In the realm of personal and business finance, loans function as valuable tools for achieving a variety of goals, from funding a home purchase to starting a business or covering unexpected expenses. It is crucial to comprehend the distinctions between different types of loans. This article explores the differences between secured and unsecured loans, shedding light on the various financial instruments available to borrowers.

Types of Secured Loans:

Secured loans are supported by collateral, offering lenders a level of security in the event of borrower default. Here are some common types of secured loan.

Mortgages:

A mortgage is a secured loan specifically designed for purchasing real estate. The property itself serves as collateral, allowing the lender to take ownership through foreclosure if the borrower fails to repay.

Auto Loans:

These loans finance the purchase of vehicles, with the car serving as collateral. The lender can repossess the vehicle if the borrower fails to make payments.

Secured Personal Loans:

Some personal loans require collateral, such as a savings account or a certificate of deposit. These loans typically have lower interest rates compared to unsecured personal loans due to reduced risk for the lender.

Types of Unsecured Loans:

Unsecured loans do not require collateral and rely solely on the borrower's creditworthiness. Here are some common types of unsecured loan.

Personal Loans:

Versatile loans that can be used for various purposes, such as debt consolidation, home improvement, or unexpected expenses. Lenders evaluate credit history and income to determine eligibility and interest rates.

Credit Cards:

A form of revolving unsecured credit where cardholders can make purchases up to their credit limit. Minimum monthly payments are required, with interest charged on the remaining balance.

Student Loans:

Designed for educational expenses, these loans typically do not require collateral. Interest rates and terms vary, and repayment often begins after the borrower completes their education.

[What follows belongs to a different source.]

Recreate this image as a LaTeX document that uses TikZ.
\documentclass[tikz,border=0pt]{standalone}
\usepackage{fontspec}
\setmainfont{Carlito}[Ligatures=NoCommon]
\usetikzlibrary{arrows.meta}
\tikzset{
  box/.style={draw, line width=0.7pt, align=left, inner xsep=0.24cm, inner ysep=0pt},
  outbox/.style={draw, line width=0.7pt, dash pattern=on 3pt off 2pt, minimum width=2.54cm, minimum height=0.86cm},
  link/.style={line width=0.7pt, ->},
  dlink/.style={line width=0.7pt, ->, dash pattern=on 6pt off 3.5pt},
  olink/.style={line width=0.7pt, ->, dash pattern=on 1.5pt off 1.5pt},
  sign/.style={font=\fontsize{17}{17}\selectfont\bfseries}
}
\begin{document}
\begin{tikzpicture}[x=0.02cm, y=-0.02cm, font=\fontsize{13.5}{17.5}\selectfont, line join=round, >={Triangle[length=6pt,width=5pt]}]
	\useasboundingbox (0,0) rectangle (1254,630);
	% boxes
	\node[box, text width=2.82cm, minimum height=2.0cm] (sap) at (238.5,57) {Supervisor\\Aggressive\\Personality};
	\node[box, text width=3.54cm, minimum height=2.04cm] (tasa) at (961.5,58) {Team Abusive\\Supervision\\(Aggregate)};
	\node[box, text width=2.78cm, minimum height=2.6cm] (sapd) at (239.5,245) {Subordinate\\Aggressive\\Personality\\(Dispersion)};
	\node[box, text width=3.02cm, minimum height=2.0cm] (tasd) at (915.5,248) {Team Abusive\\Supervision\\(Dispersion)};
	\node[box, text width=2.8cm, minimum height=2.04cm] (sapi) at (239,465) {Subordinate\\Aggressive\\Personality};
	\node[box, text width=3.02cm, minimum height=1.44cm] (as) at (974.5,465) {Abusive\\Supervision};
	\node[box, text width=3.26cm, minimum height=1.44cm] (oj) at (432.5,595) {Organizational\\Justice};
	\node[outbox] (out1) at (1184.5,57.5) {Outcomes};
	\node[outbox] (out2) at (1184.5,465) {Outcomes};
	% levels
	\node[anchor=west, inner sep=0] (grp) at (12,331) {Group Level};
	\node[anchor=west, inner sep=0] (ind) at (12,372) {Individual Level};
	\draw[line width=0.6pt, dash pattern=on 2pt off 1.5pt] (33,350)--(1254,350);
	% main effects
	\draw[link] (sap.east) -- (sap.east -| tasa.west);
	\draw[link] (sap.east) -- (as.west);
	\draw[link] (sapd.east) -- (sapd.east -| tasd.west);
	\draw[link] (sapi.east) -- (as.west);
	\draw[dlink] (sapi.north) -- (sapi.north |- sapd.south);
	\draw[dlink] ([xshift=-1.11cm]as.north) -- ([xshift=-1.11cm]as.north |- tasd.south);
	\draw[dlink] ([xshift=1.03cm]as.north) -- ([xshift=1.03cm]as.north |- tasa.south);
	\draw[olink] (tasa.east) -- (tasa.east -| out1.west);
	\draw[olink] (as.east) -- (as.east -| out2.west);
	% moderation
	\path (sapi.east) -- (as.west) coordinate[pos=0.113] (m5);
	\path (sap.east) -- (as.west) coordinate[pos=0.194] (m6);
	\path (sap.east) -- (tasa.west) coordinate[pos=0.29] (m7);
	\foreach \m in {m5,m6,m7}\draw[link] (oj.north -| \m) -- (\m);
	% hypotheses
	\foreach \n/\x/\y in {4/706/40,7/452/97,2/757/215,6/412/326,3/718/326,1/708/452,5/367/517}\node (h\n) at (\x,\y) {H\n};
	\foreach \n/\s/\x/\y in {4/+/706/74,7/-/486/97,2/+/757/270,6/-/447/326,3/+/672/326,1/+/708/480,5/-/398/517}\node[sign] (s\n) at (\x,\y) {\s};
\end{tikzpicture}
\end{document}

Comparison between Secured and Unsecured Loans:

Risk and Interest Rates:

Secured loans generally have lower interest rates due to the presence of collateral, reducing the lender's risk. Unsecured loans carry higher interest rates as they lack collateral, presenting a higher risk to lenders.

Approval Process:

Secured loans may have a more straightforward approval process due to the collateral providing security. Unsecured loans require a thorough credit evaluation, making the approval process more involved.

Conclusion:

Choosing between Types of secured and unsecured loans depends on individual financial goals, creditworthiness, and risk tolerance. Secured loans offer lower interest rates, while unsecured loans provide flexibility without risking assets. Understanding the nuances of each loan type empowers borrowers to make informed financial decisions tailored to their unique circumstances.